Problem requirements.
Begin with the first line below and retype each line exactly through the line containing "va='bottom', fontsize=6.5, color='#333333')". Any pictures are to be left out.

— Start of Material —

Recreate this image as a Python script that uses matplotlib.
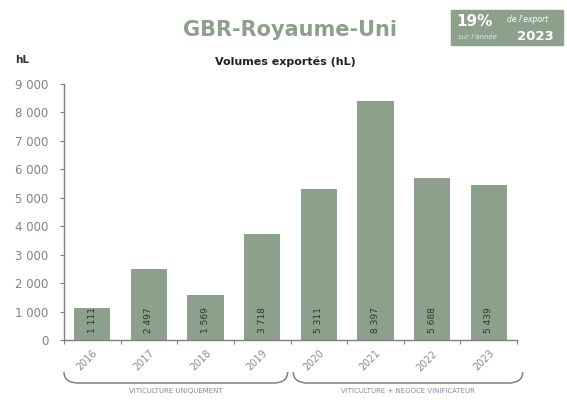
import matplotlib.pyplot as plt
import numpy as np
from matplotlib.path import Path
from matplotlib.patches import PathPatch, Rectangle
import matplotlib.transforms as mtransforms

years = ['2016', '2017', '2018', '2019', '2020', '2021', '2022', '2023']
volumes = [1111, 2497, 1569, 3718, 5311, 8397, 5688, 5439]
bar_labels = ['1 111', '2 497', '1 569', '3 718', '5 311', '8 397', '5 688', '5 439']
group_names = ['VITICULTURE UNIQUEMENT', 'VITICULTURE + NEGOCE VINIFICATEUR']

green = '#8ca08c'
grey = '#808080'
W, H = 567, 404

def fx(px):
    return px / W

def fy(py):
    return 1 - py / H

fig = plt.figure(figsize=(W / 100, H / 100), dpi=100)
ax = fig.add_axes([fx(64), fy(340), fx(517) - fx(64), fy(84) - fy(340)])

x = np.arange(len(years))
ax.bar(x, volumes, width=0.64, color=green)
for i in range(len(years)):
    ax.annotate(bar_labels[i], (x[i], 0), xytext=(0, 5), textcoords='offset points',
                rotation=90, ha='center', va='bottom', fontsize=6.5, color='#333333')

ax.set_xlim(-0.5, 7.5)
ax.set_ylim(0, 9000)
ax.set_yticks(np.arange(0, 9001, 1000))
ax.set_yticklabels([f'{v:,}'.replace(',', ' ') for v in range(0, 9001, 1000)])
ax.set_xticks(np.arange(-0.5, 8, 1))
ax.set_xticklabels([])
ax.set_xticks(x, minor=True)
ax.set_xticklabels(years, minor=True, rotation=45, ha='right', rotation_mode='anchor')
ax.tick_params(axis='x', which='minor', length=0, pad=6, labelsize=7, labelcolor='#8c8c8c')
ax.tick_params(axis='x', which='major', length=3, color=grey)
ax.tick_params(axis='y', length=3, color=grey, labelsize=8.5, labelcolor='#86827e', pad=8)
for s in ['top', 'right']:
    ax.spines[s].set_visible(False)
for s in ['left', 'bottom']:
    ax.spines[s].set_color(grey)
    ax.spines[s].set_linewidth(1)

# brackets under the axis
trans = mtransforms.blended_transform_factory(ax.transData, ax.transAxes)
y0, y1 = -0.125, -0.168
spans = [(-0.5, 3.45), (3.55, 7.6)]
for (a, b), name in zip(spans, group_names):
    verts = [(a, y0), (a, y1), (a + 0.25, y1), (b - 0.25, y1), (b, y1), (b, y0)]
    codes = [Path.MOVETO, Path.CURVE3, Path.CURVE3, Path.LINETO, Path.CURVE3, Path.CURVE3]
    ax.add_patch(PathPatch(Path(verts, codes), transform=trans, fill=False,
                           edgecolor=grey, lw=1.1, clip_on=False))
    ax.text((a + b) / 2, -0.2, name, transform=trans, ha='center', va='center',
            fontsize=5, color='#8a86a0')

fig.text(fx(290), fy(30), 'GBR-Royaume-Uni', ha='center', va='center',
         fontsize=15, fontweight='bold', color=green)
fig.text(fx(285), fy(62), 'Volumes exportés (hL)', ha='center', va='center',
         fontsize=8, fontweight='bold', color='#222222')
fig.text(fx(22), fy(60), 'hL', ha='center', va='center',
         fontsize=7.5, fontweight='bold', color='#333333')

fig.patches.append(Rectangle((fx(451), fy(45)), fx(563) - fx(451), fy(10) - fy(45),
                             transform=fig.transFigure, color=green))
fig.text(fx(474), fy(21), '19%', ha='center', va='center', fontsize=11,
         fontweight='bold', color='white')
fig.text(fx(528), fy(20), "de l'export", ha='center', va='center', fontsize=5.5,
         style='italic', color='white')
fig.text(fx(477), fy(37), "sur l'année", ha='center', va='center', fontsize=5,
         style='italic', color='#e4ebe4')
fig.text(fx(535), fy(36), '2023', ha='center', va='center', fontsize=9.5,
         fontweight='bold', color='white')

fig.savefig('out.png', dpi=100)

— End of Material —

Written reply.
Recreate this image as a Python script that uses matplotlib.
import matplotlib.pyplot as plt
import numpy as np
from matplotlib.path import Path
from matplotlib.patches import PathPatch, Rectangle
import matplotlib.transforms as mtransforms

years = ['2016', '2017', '2018', '2019', '2020', '2021', '2022', '2023']
volumes = [1111, 2497, 1569, 3718, 5311, 8397, 5688, 5439]
bar_labels = ['1 111', '2 497', '1 569', '3 718', '5 311', '8 397', '5 688', '5 439']
group_names = ['VITICULTURE UNIQUEMENT', 'VITICULTURE + NEGOCE VINIFICATEUR']

green = '#8ca08c'
grey = '#808080'
W, H = 567, 404

def fx(px):
    return px / W

def fy(py):
    return 1 - py / H

fig = plt.figure(figsize=(W / 100, H / 100), dpi=100)
ax = fig.add_axes([fx(64), fy(340), fx(517) - fx(64), fy(84) - fy(340)])

x = np.arange(len(years))
ax.bar(x, volumes, width=0.64, color=green)
for i in range(len(years)):
    ax.annotate(bar_labels[i], (x[i], 0), xytext=(0, 5), textcoords='offset points',
                rotation=90, ha='center', va='bottom', fontsize=6.5, color='#333333')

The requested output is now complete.